My Question 1: Where “several petabytes” came from?
My answer: Based on simple calculation, one-micrometer resolution data set should take approximately 180 TB. Calculations: 7400 files x 25 GB =~ 180,000 GB = 180 TB. Coincidentally, the biggest (AFAIK) hard drive available today has 18 TB capacity and costs between $600 and $800. So, storage of all files for 1 mk model will take 10 hard drives and cost between $6000 and $8000. Given all multi-million super-computers available in Juelich and multi-million dollar funding, this should not be a problem. Given many commercially available storage solutions (see, for example, Drobo), even a small laboratory can afford to have such a storage device. So, why data volume is such a big problem for sharing 1mk-resolution data, and where petabytes came from is not clear.

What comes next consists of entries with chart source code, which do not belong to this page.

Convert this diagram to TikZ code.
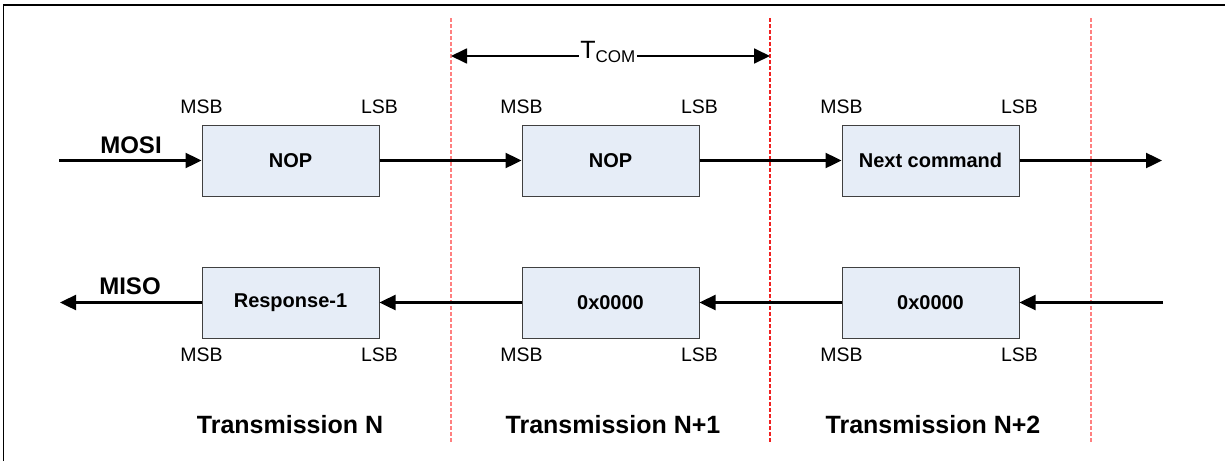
\documentclass[tikz,border=0pt]{standalone}
\usepackage{fontspec}
\setmainfont{Liberation Sans}
\usetikzlibrary{arrows.meta}
\definecolor{boxfill}{HTML}{E6EDF7}
\definecolor{lightred}{HTML}{FF8080}
\definecolor{darkred}{HTML}{F02020}
\begin{document}
\begin{tikzpicture}[x=1pt,y=-1pt,
  databox/.style={draw=black!75, line width=1pt, fill=boxfill, minimum width=177pt, minimum height=71pt, inner sep=0pt, font=\fontsize{20}{24}\selectfont\bfseries},
  bitlbl/.style={font=\fontsize{19.5}{22}\selectfont, inner sep=0pt},
  siglbl/.style={font=\fontsize{24}{28}\selectfont\bfseries, inner sep=0pt},
  translbl/.style={font=\fontsize{25}{30}\selectfont\bfseries, inner sep=0pt},
  sig/.style={line width=2.4pt, -{Triangle[length=16pt,width=15pt]}},
  sepline/.style={line width=1.4pt, dash pattern=on 4pt off 2pt},
  dim/.style={line width=1.8pt, {Triangle[length=16pt,width=15pt]}-{Triangle[length=16pt,width=15pt]}}
]
\useasboundingbox (0,0) rectangle (1225,461);
% frame (top and left edges visible)
\draw[line width=1.5pt] (3.5,461) -- (3.5,5) -- (1225,5);

% separators
\coordinate (s1t) at (451,18);  \coordinate (s1b) at (451,442);
\coordinate (s2t) at (770,18);  \coordinate (s2b) at (770,442);
\coordinate (s3t) at (1091,18); \coordinate (s3b) at (1091,442);
\draw[sepline, lightred] (s1t) -- (s1b);
\draw[sepline, darkred] (s2t) -- (s2b);
\draw[sepline, lightred] (s3t) -- (s3b);

% T_COM
\coordinate (ta) at (451,56);
\coordinate (tb) at (770,56);
\draw[dim] (ta) -- (tb);
\node[fill=white, inner sep=1pt, font=\fontsize{25}{30}\selectfont] (tcom) at (608,52) {T\textsubscript{\fontsize{17}{20}\selectfont COM}};

% MOSI row
\node[databox] (m1) at (290.5,160.5) {NOP};
\node[databox] (m2) at (610.5,160.5) {NOP};
\node[databox] (m3) at (930.5,160.5) {Next command};
% MISO row
\node[databox] (r1) at (290.5,302.5) {Response-1};
\node[databox] (r2) at (610.5,302.5) {0x0000};
\node[databox] (r3) at (930.5,302.5) {0x0000};

% MSB / LSB labels
\foreach \b in {m1,m2,m3}{
  \node[bitlbl] (\b msb) at ([yshift=54pt]\b.west) {MSB};
  \node[bitlbl] (\b lsb) at ([yshift=54pt]\b.east) {LSB};
}
\foreach \b in {r1,r2,r3}{
  \node[bitlbl] (\b msb) at ([yshift=-52.5pt]\b.west) {MSB};
  \node[bitlbl] (\b lsb) at ([yshift=-52.5pt]\b.east) {LSB};
}

% signal labels
\node[siglbl] (mosi) at (131,145) {MOSI};
\node[siglbl] (miso) at (130,286) {MISO};

% MOSI connectors
\coordinate (mosiin) at (59,160.5);
\coordinate (mosiout) at (1162,160.5);
\draw[sig] (mosiin) -- (m1.west);
\draw[sig] (m1.east) -- (m2.west);
\draw[sig] (m2.east) -- (m3.west);
\draw[sig] (m3.east) -- (mosiout);

% MISO connectors
\coordinate (misoin) at (1163,302.5);
\coordinate (misoout) at (60,302.5);
\draw[sig] (misoin) -- (r3.east);
\draw[sig] (r3.west) -- (r2.east);
\draw[sig] (r2.west) -- (r1.east);
\draw[sig] (r1.west) -- (misoout);

% transmission labels
\node[translbl] (tn) at (290,425) {Transmission N};
\node[translbl] (tn1) at (613,425) {Transmission N+1};
\node[translbl] (tn2) at (933,425) {Transmission N+2};
\end{tikzpicture}
\end{document}
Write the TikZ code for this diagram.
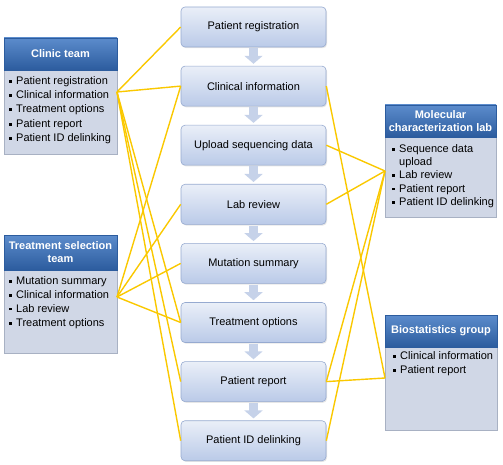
\documentclass[tikz,border=0pt]{standalone}
\usepackage{fontspec}
\setmainfont{Liberation Sans}
\usetikzlibrary{shadows,arrows.meta}
\definecolor{linkgold}{RGB}{250,200,0}
\definecolor{stepTop}{RGB}{234,239,248}
\definecolor{stepBot}{RGB}{186,202,232}
\definecolor{stepBorder}{RGB}{150,170,208}
\definecolor{headTop}{RGB}{92,140,204}
\definecolor{headBot}{RGB}{44,92,158}
\definecolor{bodyFill}{RGB}{208,215,230}
\definecolor{bodyBorder}{RGB}{168,177,195}
\definecolor{flowArrow}{RGB}{198,210,233}
\newcommand{\itmark}{\rule[2.1pt]{2.6pt}{2.6pt}\hspace{4.4pt}}
\begin{document}
\begin{tikzpicture}[x=1pt,y=-1pt,
  font=\fontsize{11}{13}\selectfont,
  stepbox/.style={rectangle, rounded corners=4pt, minimum width=145pt, minimum height=40pt,
    draw=stepBorder, line width=0.6pt, top color=stepTop, bottom color=stepBot, inner sep=0pt,
    drop shadow={opacity=0.2,shadow xshift=1pt,shadow yshift=-1.2pt}},
  headbox/.style={rectangle, draw=headBot, line width=0.4pt, top color=headTop, bottom color=headBot,
    text=white, font=\fontsize{11}{13}\selectfont\bfseries, align=center, inner sep=0pt},
  bodybox/.style={rectangle, draw=bodyBorder, line width=0.5pt, fill=bodyFill, inner sep=0pt,
    drop shadow={opacity=0.2,shadow xshift=1.2pt,shadow yshift=-1.2pt}},
  listitem/.style={anchor=west, inner sep=0pt, text height=8pt, text depth=2.5pt},
  link/.style={draw=linkgold, line width=1.4pt},
  flow/.style={draw=flowArrow, line width=9pt, -{Triangle[width=18pt,length=8pt]},
    shorten <=1pt, shorten >=2pt}
]
\useasboundingbox (0,0) rectangle (503,465);

% central process boxes
\node[stepbox] (b1) at (253.5,27)    {Patient registration};
\node[stepbox] (b2) at (253.5,86.1)  {Clinical information};
\node[stepbox] (b3) at (253.5,145.2) {Upload sequencing data};
\node[stepbox] (b4) at (253.5,204.3) {Lab review};
\node[stepbox] (b5) at (253.5,263.4) {Mutation summary};
\node[stepbox] (b6) at (253.5,322.5) {Treatment options};
\node[stepbox] (b7) at (253.5,381.6) {Patient report};
\node[stepbox] (b8) at (253.5,440.7) {Patient ID delinking};

\foreach \a/\b in {1/2,2/3,3/4,4/5,5/6,6/7,7/8}
  \draw[flow] (b\a) -- (b\b);

% Clinic team
\node[bodybox, minimum width=113pt, minimum height=84pt] (clinicbody) at (60.5,112) {};
\node[headbox, minimum width=113pt, minimum height=32pt] (clinichead) at (60.5,54) {Clinic team};
\node[listitem] (ci1) at (9,82)  {\itmark Patient registration};
\node[listitem] (ci2) at (9,96)  {\itmark Clinical information};
\node[listitem] (ci3) at (9,110) {\itmark Treatment options};
\node[listitem] (ci4) at (9,125) {\itmark Patient report};
\node[listitem] (ci5) at (9,139) {\itmark Patient ID delinking};

% Treatment selection team
\node[bodybox, minimum width=113pt, minimum height=83pt] (treatbody) at (60.5,311.5) {};
\node[headbox, minimum width=113pt, minimum height=35pt] (treathead) at (60.5,252.5) {Treatment selection\\team};
\node[listitem] (ti1) at (9,282) {\itmark Mutation summary};
\node[listitem] (ti2) at (9,296) {\itmark Clinical information};
\node[listitem] (ti3) at (9,309.5) {\itmark Lab review};
\node[listitem] (ti4) at (9,324) {\itmark Treatment options};

% Molecular characterization lab
\node[bodybox, minimum width=111pt, minimum height=80pt] (molbody) at (440.5,177) {};
\node[headbox, minimum width=111pt, minimum height=32pt] (molhead) at (440.5,121) {Molecular\\characterization lab};
\node[listitem] (mi1) at (392,150) {\itmark Sequence data};
\node[listitem] (mi2) at (399,163) {upload};
\node[listitem] (mi3) at (392,176) {\itmark Lab review};
\node[listitem] (mi4) at (392,189.5) {\itmark Patient report};
\node[listitem] (mi5) at (392,203) {\itmark Patient ID delinking};

% Biostatistics group
\node[bodybox, minimum width=112pt, minimum height=83pt] (biobody) at (441,388.5) {};
\node[headbox, minimum width=112pt, minimum height=32pt] (biohead) at (441,331) {Biostatistics group};
\node[listitem] (bi1) at (393,357) {\itmark Clinical information};
\node[listitem] (bi2) at (393,371) {\itmark Patient report};

% junction points
\coordinate (cj) at (117,92);
\coordinate (tj) at (117,297);
\coordinate (mj) at (385,171);
\coordinate (bj) at (385,378);

% connectors
\foreach \k in {1,2,6,7,8} \draw[link] (cj) -- (b\k.west);
\foreach \k in {2,4,5,6} \draw[link] (tj) -- (b\k.west);
\foreach \k in {3,4,7,8} \draw[link] (mj) -- (b\k.east);
\foreach \k in {2,7} \draw[link] (bj) -- (b\k.east);
\end{tikzpicture}
\end{document}
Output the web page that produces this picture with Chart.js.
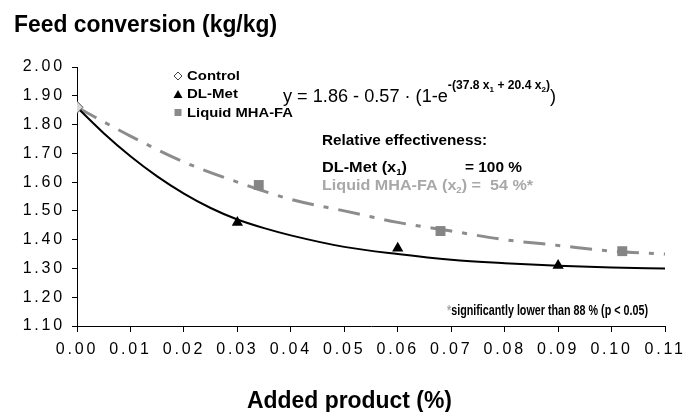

My Question 2: So, why is it such a problem to create 1-micron resolution model?
My answer: For some reason there is no clear explanation of this issue in the interview. Getting digitized image at 1 micrometer resolution takes time, but this is not a problem. Whole-slide scanners do this job rather well, and most of the time they work automatically day and night. Storage of thousands of such images takes a lot of space, but this is not a problem either. According to  there were at least two series of images of two brains created by 2016, and more I am sure, is done today. Still, after all efforts, the best resolution achieved with BigBrain-2 was 40 microns, not even 20. Why?
Actually, explanation of a problem come from Julich, and it is surprisingly simple (that is explanation which is simple, not the problem). The registration procedure, which is the essence of making the “model”, cannot use MRI picture a a reference for high-resolution images, because the resolution of available MRI image is too low. Accordingly, the alternative strategy should be used: registration with reference points, which have to be found in every image. However, the thickness of 20 microns section, used in the project, is relatively high compared to the size of an average neuron. The consequence is clear: finding the corresponding neuronal section on the next image becomes a very difficult task. The shape of the neuron changes from one section to another so significantly, that automatic algorithm used in the process can reliably locate very few of them (see image below).
Fig.6. Zoomed-In visualization of a cell that appears in 2 neighboring histological images and therefore is bisected. Source: M. Huysegoms personal page, INM-1.
Thus, it becomes evident that we need to try some other approaches to this problem, because throwing it blindly under the bus of Artificial Intelligence and Machine Learning would not help. One alternative possibility, which I personally tested, is to perform high-resolution registration by relatively small blocks (see, for example this demo on my YouTube channel). I presented these results to prof. K.Amunts and her colleagues as early as in 2015, but it was completely ignored.